> [GOAL]: What number of lines contain the word "this"? Reply with the number and nothing else.

[Source code of charts]
####

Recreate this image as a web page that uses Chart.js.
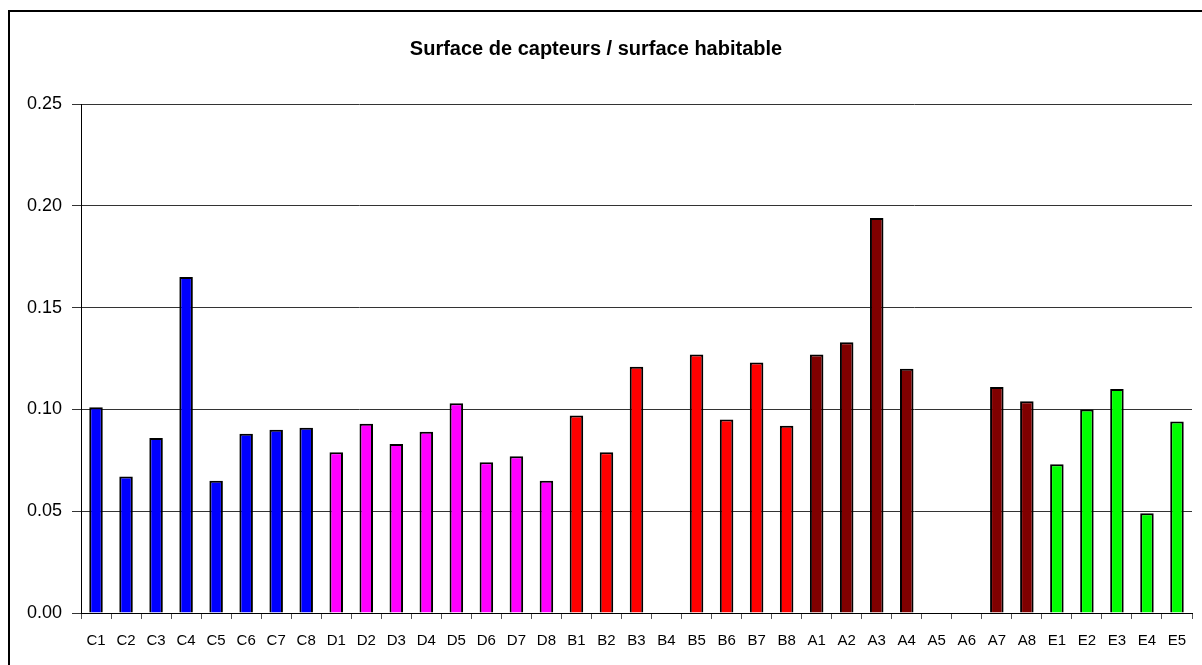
<!DOCTYPE html>
<html>
<head>
<meta charset="utf-8">
<title>Surface de capteurs / surface habitable</title>
<script src="https://cdn.jsdelivr.net/npm/chart.js@4/dist/chart.umd.min.js"></script>
<style>
    html, body { margin: 0; padding: 0; background: #fff; }
    #box { width: 1202px; height: 665px; position: relative; }
</style>
</head>
<body>
<div id="box"><canvas id="surfaceChart" width="1202" height="665"></canvas></div>
<script>
const titleText = "Surface de capteurs / surface habitable";
const labels = ["C1", "C2", "C3", "C4", "C5", "C6", "C7", "C8",
    "D1", "D2", "D3", "D4", "D5", "D6", "D7", "D8",
    "B1", "B2", "B3", "B4", "B5", "B6", "B7", "B8",
    "A1", "A2", "A3", "A4", "A5", "A6", "A7", "A8",
    "E1", "E2", "E3", "E4", "E5"];
const values = [0.101, 0.067, 0.086, 0.165, 0.065, 0.088, 0.090, 0.091,
    0.079, 0.093, 0.083, 0.089, 0.103, 0.074, 0.077, 0.065,
    0.097, 0.079, 0.121, null, 0.127, 0.095, 0.123, 0.092,
    0.127, 0.133, 0.194, 0.120, null, null, 0.111, 0.104,
    0.073, 0.100, 0.110, 0.049, 0.094];
const groupColors = { "C": "#0000ff", "D": "#ff00ff", "B": "#ff0000", "A": "#800000", "E": "#00ff00" };
const yTicks = [0, 0.05, 0.10, 0.15, 0.20, 0.25];

// cadre autour du graphique
const framePlugin = {
    id: "frame",
    beforeDraw(chart) {
        const ctx = chart.ctx;
        ctx.save();
        ctx.fillStyle = "#fff";
        ctx.fillRect(0, 0, chart.width, chart.height);
        ctx.strokeStyle = "#000";
        ctx.lineWidth = 2;
        ctx.strokeRect(9, 11, 1300, 1000);
        ctx.restore();
    }
};

function drawChart() {
    const ctx = document.getElementById("surfaceChart");
    new Chart(ctx, {
        type: "bar",
        data: {
            labels: labels,
            datasets: [{
                label: titleText,
                data: values,
                backgroundColor: labels.map(l => groupColors[l[0]]),
                borderColor: "#000",
                borderWidth: 2,
                borderSkipped: "bottom",
                barPercentage: 1,
                categoryPercentage: 0.45
            }]
        },
        options: {
            responsive: false,
            animation: false,
            layout: { padding: { left: 0, right: 10, top: 0, bottom: 0 } },
            plugins: {
                legend: { display: false },
                tooltip: { enabled: false },
                title: {
                    display: true,
                    text: titleText,
                    color: "#000",
                    font: { family: "Liberation Sans, Arial", size: 20, weight: "bold" },
                    padding: { top: 37, bottom: 43 }
                }
            },
            scales: {
                x: {
                    offset: true,
                    grid: { offset: true, drawOnChartArea: false, drawTicks: true, tickLength: 6, color: "#555" },
                    border: { color: "#000", width: 1 },
                    ticks: {
                        color: "#000",
                        font: { family: "Liberation Sans, Arial", size: 15 },
                        padding: 13,
                        maxRotation: 0,
                        autoSkip: false
                    },
                    afterFit(scale) { scale.height = 52; }
                },
                y: {
                    min: 0,
                    max: 0.25,
                    afterBuildTicks(scale) { scale.ticks = yTicks.map(v => ({ value: v })); },
                    grid: { color: "#333", tickLength: 9 },
                    border: { color: "#000", width: 1 },
                    ticks: {
                        color: "#000",
                        font: { family: "Liberation Sans, Arial", size: 18 },
                        padding: 10,
                        callback: v => v.toFixed(2)
                    },
                    afterFit(scale) { scale.width = 81; }
                }
            }
        },
        plugins: [framePlugin]
    });
}
drawChart();
</script>
</body>
</html>
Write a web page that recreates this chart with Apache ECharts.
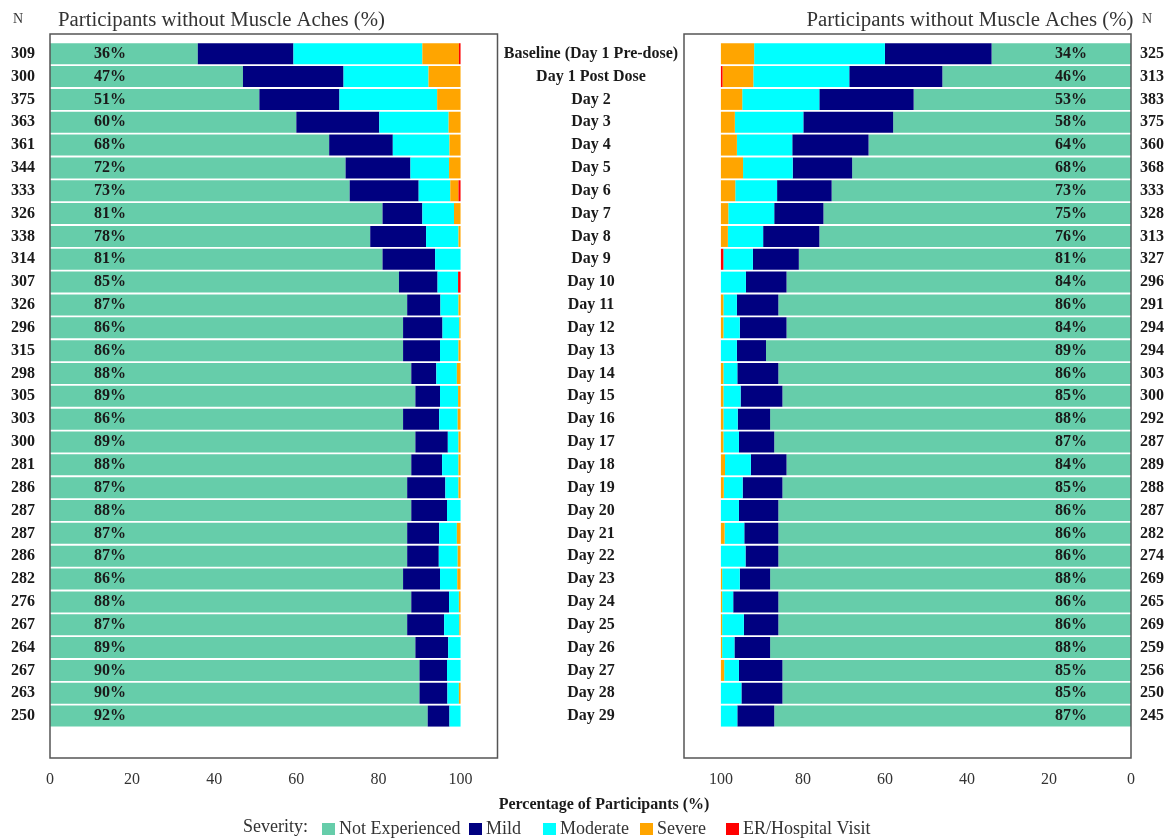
<!DOCTYPE html>
<html><head><meta charset="utf-8">
<script src="https://cdn.jsdelivr.net/npm/echarts@6/dist/echarts.min.js"></script>
<style>html,body{margin:0;padding:0;background:#fff}#c{width:1172px;height:839px}</style>
</head><body><div id="c"></div>
<script>
const days = ['Baseline (Day 1 Pre-dose)','Day 1 Post Dose','Day 2','Day 3','Day 4','Day 5','Day 6','Day 7','Day 8','Day 9','Day 10','Day 11','Day 12','Day 13','Day 14','Day 15','Day 16','Day 17','Day 18','Day 19','Day 20','Day 21','Day 22','Day 23','Day 24','Day 25','Day 26','Day 27','Day 28','Day 29'];
const nLeft = [309,300,375,363,361,344,333,326,338,314,307,326,296,315,298,305,303,300,281,286,287,287,286,282,276,267,264,267,263,250];
const nRight = [325,313,383,375,360,368,333,328,313,327,296,291,294,294,303,300,292,287,289,288,287,282,274,269,265,269,259,256,250,245];
const xTicks = [0,20,40,60,80,100];
const severityNames = ['Not Experienced','Mild','Moderate','Severe','ER/Hospital Visit'];

const leftNE   = [36,47,51,60,68,72,73,81,78,81,85,87,86,86,88,89,86,89,88,87,88,87,87,86,88,87,89,90,90,92];
const leftMild = [23.3,24.5,19.5,20.2,15.5,15.8,16.8,9.7,13.6,12.8,9.4,8.1,9.6,9,6.1,6,8.8,7.9,7.5,9.3,8.7,7.8,7.7,9,9.2,9,8,6.7,6.8,5.3];
const leftMod  = [31.4,20.7,23.8,16.9,13.8,9.4,7.7,7.7,7.9,6.2,5.0,4.4,4.1,4.5,5,4.4,4.5,2.6,4,3.2,3.3,4.3,4.6,4.2,2.4,3.7,3,3.3,2.8,2.7];
const leftSev  = [8.9,7.8,5.7,2.9,2.7,2.8,2.0,1.6,0.5,0,0,0.5,0.3,0.5,0.9,0.6,0.7,0.5,0.5,0.5,0,0.9,0.7,0.8,0.4,0.3,0,0,0.4,0];
const leftER   = [0.4,0,0,0,0,0,0.5,0,0,0,0.6,0,0,0,0,0,0,0,0,0,0,0,0,0,0,0,0,0,0,0];

const rightNE   = [34,46,53,58,64,68,73,75,76,81,84,86,84,89,86,85,88,87,84,85,86,86,86,88,86,86,88,85,85,87];
const rightMild = [26,22.7,23,21.9,18.6,14.5,13.3,12,13.7,11.2,9.9,10.1,11.4,7.1,10,10.2,7.9,8.6,8.7,9.7,9.6,8.3,8,7.4,11,8.4,8.7,10.6,10,9];
const rightMod  = [31.9,23.4,18.8,16.7,13.5,12.1,10.2,11.2,8.6,7.2,6.1,3.3,4,3.9,3.4,4.2,3.5,3.8,6.3,4.6,4.4,4.8,6,4.3,2.7,5.3,3,3.6,5,4];
const rightSev  = [8.1,7.5,5.2,3.4,3.9,5.4,3.5,1.8,1.7,0,0,0.6,0.6,0,0.6,0.6,0.6,0.6,1.0,0.7,0,0.9,0,0.3,0.3,0.3,0.3,0.8,0,0];
const rightER   = [0,0.4,0,0,0,0,0,0,0,0.6,0,0,0,0,0,0,0,0,0,0,0,0,0,0,0,0,0,0,0,0];

const SERIF = "'Liberation Serif','Times New Roman',serif";
const COLORS = ['#66CDAA','#000080','#00FFFF','#FFA500','#FF0000'];

const gridTop = 42.3, gridH = 685.2;
const chart = echarts.init(document.getElementById('c'));

function xAxisCfg(gi, inverse) {
  return {
    gridIndex: gi, type: 'value', min: 0, max: 109, interval: 20, inverse: inverse,
    axisLine: {show: false}, axisTick: {show: false}, splitLine: {show: false},
    axisLabel: {margin: 44, fontSize: 16, fontFamily: SERIF, color: '#333',
      formatter: v => (xTicks.indexOf(v) >= 0 ? String(v) : '')}
  };
}
const yBase = {type: 'category', data: days, inverse: true,
  axisLine: {show: false}, axisTick: {show: false}, splitLine: {show: false}};

function makeSeries(vals, side) {
  const gi = side === 'L' ? 0 : 1;
  return vals.map((d, k) => ({
    name: severityNames[k], type: 'bar', stack: side,
    xAxisIndex: gi, yAxisIndex: gi,
    barWidth: 21, data: d,
    itemStyle: {color: COLORS[k]},
    emphasis: {disabled: true},
    label: k === 0 ? {
      show: true, position: side === 'L' ? 'insideLeft' : 'insideRight', distance: 44,
      formatter: p => p.value + '%', fontFamily: SERIF, fontSize: 16, fontWeight: 'bold', color: '#1a1a1a'
    } : {show: false}
  }));
}

const legendPos = [322, 469, 543, 640, 726];
const legends = severityNames.map((n, i) => ({
  data: [n], left: legendPos[i], top: 820, padding: 0, selectedMode: false,
  icon: 'rect', itemWidth: 13, itemHeight: 12,
  textStyle: {fontFamily: SERIF, fontSize: 18, color: '#333', padding: [0,0,0,-1]}
}));

const option = {
  animation: false,
  backgroundColor: '#fff',
  grid: [
    {left: 50, top: gridTop, width: 447.5, height: gridH},
    {left: 684, top: gridTop, width: 447, height: gridH}
  ],
  xAxis: [xAxisCfg(0, false), xAxisCfg(1, true)],
  yAxis: [
    Object.assign({}, yBase, {gridIndex: 0, position: 'left',
      axisLabel: {margin: 15, formatter: (v, i) => String(nLeft[i]), fontFamily: SERIF, fontSize: 16, fontWeight: 'bold', color: '#1a1a1a'}}),
    Object.assign({}, yBase, {gridIndex: 1, position: 'left',
      axisLabel: {margin: 93, align: 'center', fontFamily: SERIF, fontSize: 16, fontWeight: 'bold', color: '#1a1a1a'}}),
    Object.assign({}, yBase, {gridIndex: 1, position: 'right',
      axisLabel: {margin: 9, align: 'left', formatter: (v, i) => String(nRight[i]), fontFamily: SERIF, fontSize: 16, fontWeight: 'bold', color: '#1a1a1a'}})
  ],
  legend: legends,
  series: [].concat(
    makeSeries([leftNE, leftMild, leftMod, leftSev, leftER], 'L'),
    makeSeries([rightNE, rightMild, rightMod, rightSev, rightER], 'R')
  ),
  graphic: [
    {type: 'rect', shape: {x: 50, y: 34, width: 447.5, height: 724}, style: {fill: 'none', stroke: '#555', lineWidth: 1.5}, z: 10, silent: true},
    {type: 'rect', shape: {x: 684, y: 34, width: 447, height: 724}, style: {fill: 'none', stroke: '#555', lineWidth: 1.5}, z: 10, silent: true},
    {type: 'text', x: 221.5, y: 21, style: {text: 'Participants without Muscle Aches (%)', font: '20.8px ' + SERIF, fill: '#333', align: 'center', verticalAlign: 'middle'}},
    {type: 'text', x: 970, y: 21, style: {text: 'Participants without Muscle Aches (%)', font: '20.8px ' + SERIF, fill: '#333', align: 'center', verticalAlign: 'middle'}},
    {type: 'text', x: 18, y: 19, style: {text: 'N', font: '14px ' + SERIF, fill: '#333', align: 'center', verticalAlign: 'middle'}},
    {type: 'text', x: 1147, y: 19, style: {text: 'N', font: '14px ' + SERIF, fill: '#333', align: 'center', verticalAlign: 'middle'}},
    {type: 'text', x: 604, y: 805, style: {text: 'Percentage of Participants (%)', font: 'bold 16px ' + SERIF, fill: '#1a1a1a', align: 'center', verticalAlign: 'middle'}},
    {type: 'text', x: 243, y: 827, style: {text: 'Severity:', font: '18px ' + SERIF, fill: '#333', align: 'left', verticalAlign: 'middle'}}
  ]
};
chart.setOption(option);
</script>
</body></html>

####

> [EXERCISE RESULT]: 2